FASHION 自分の好きを身に付ける。
〈A.PRESSE〉ディレクター、重松一真さんの考える、ものづくりとセンス。April 08, 2023
シンプル、機能的、美しい佇まい。心地よいと感じるデザインの根底には、固定観念にとらわれない価値観や細部へのこだわりがある。2023年3月20日発売の『&Premium』の特集「センスのいい人が、していること」内で、4組の作り手に製作背景を聞いた企画「ものづくりとセンス」から、ここでは、〈A.PRESSE〉ディレクター、重松一真さんのものづくり、センスの考え方を紹介します。
アーカイブをベースに、男女の垣根を越えた共感できる服づくり。
例えば参考にしたいヴィンテージがあれば、1年以上かけて糸や織りを解析する。生地や加工から経年変化までを忠実に再現し、単なるリプロダクションにとどまらず、現代にも合う良さを引き出すためのディテールを追求する〈アプレッセ〉。玄人好みの視点とこだわりの深さが服好きの間で人気を集めるブランドは、今春で5シーズン目。さまざまなブランドのプロデュースやディレクションに携わる重松一真さんが中心となり、チームで編集をするように服づくりをしている。
「現在の仕事の多くは誰かのため、何かのためにやることが多い。純粋に自分のフィルターだけを通したときには、どんなものができるのかなという思いから生まれました」
ものづくりのスタイルもいわゆる他のファッションブランドとは趣を異にする。完全なるプロダクトアウトでトレンドやマーケティングより作りたいものを尊重する。重松さんが蒐集している古着が、すべての服づくりのベースになっているという。
「もしいい古着が手に入るならそれを買ったほうが絶対いい。でも高額だったり、生地や色はいいけどフォルム的に難しかったりすることもあるので、僕が持っている大量のアーカイブから考えることで、手にしてほしいという思いがあります。入手できるものに関しては、作り出す必要がないので作らないし、再現するときは極力デザインしません」
メンズブランドだが女性のファンも増えている。メンズを貫くのは、ものづくりに迷いが生まれないようにするため。

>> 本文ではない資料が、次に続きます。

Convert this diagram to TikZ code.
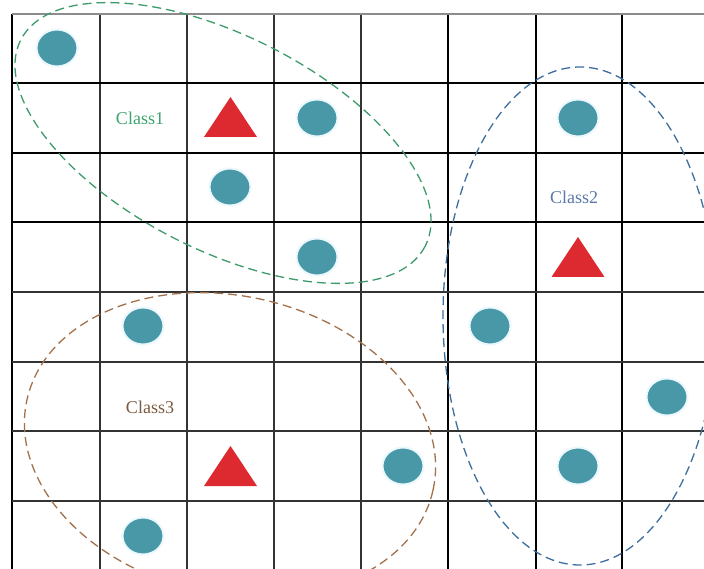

「僕自身はユニセックスという言葉があまりしっくりこなくて、女性の作りも考え始めるとブレてしまう。けれども僕らのものづくりに共感してくれるなら女性にも着てほしい。それで女性が着用したルックも作りました。自分の考えとしっくりくる服、身に着けることで自信に繋がるような服であるなら、男女関係なく着てくれたらいいなと思います」
〈アプレッセ〉はごくパーソナルなものだというが、自分が表舞台に立つことは望んでいないと重松さん。ものづくりに筋が通っていれば本質は付いてくるもの。自身を「デザイナー」でなく「編集者」と名乗り匿名性を保つのも、服づくりは多くの人たちの手を介した共同作業で生まれるものと実感しているから。そんな重松さんが考えるセンスとは。
「何かを貫くことによってセンスの感覚みたいなものがつくられると思うのですが、その根底にあるのは〝責任感〞なのかなと。関わっている人が周りにいて、その人たちにマイナスになるようなことを絶対したくないと考える。責任感が強ければ強いほど抱えているものは重たいし、妥協もできない。常に突き詰める感覚で生きていることで、ものづくりは研ぎ澄まされていくのだと思います」
PROFILE
重松一真
1988年生まれ。アパレルの輸入代理店を経て、2017年アンシングスを設立。国内外ブランドのディレクション、プロデュース、セールスを行う。2021年、自身がディレクターを務める〈アプレッセ〉をスタート。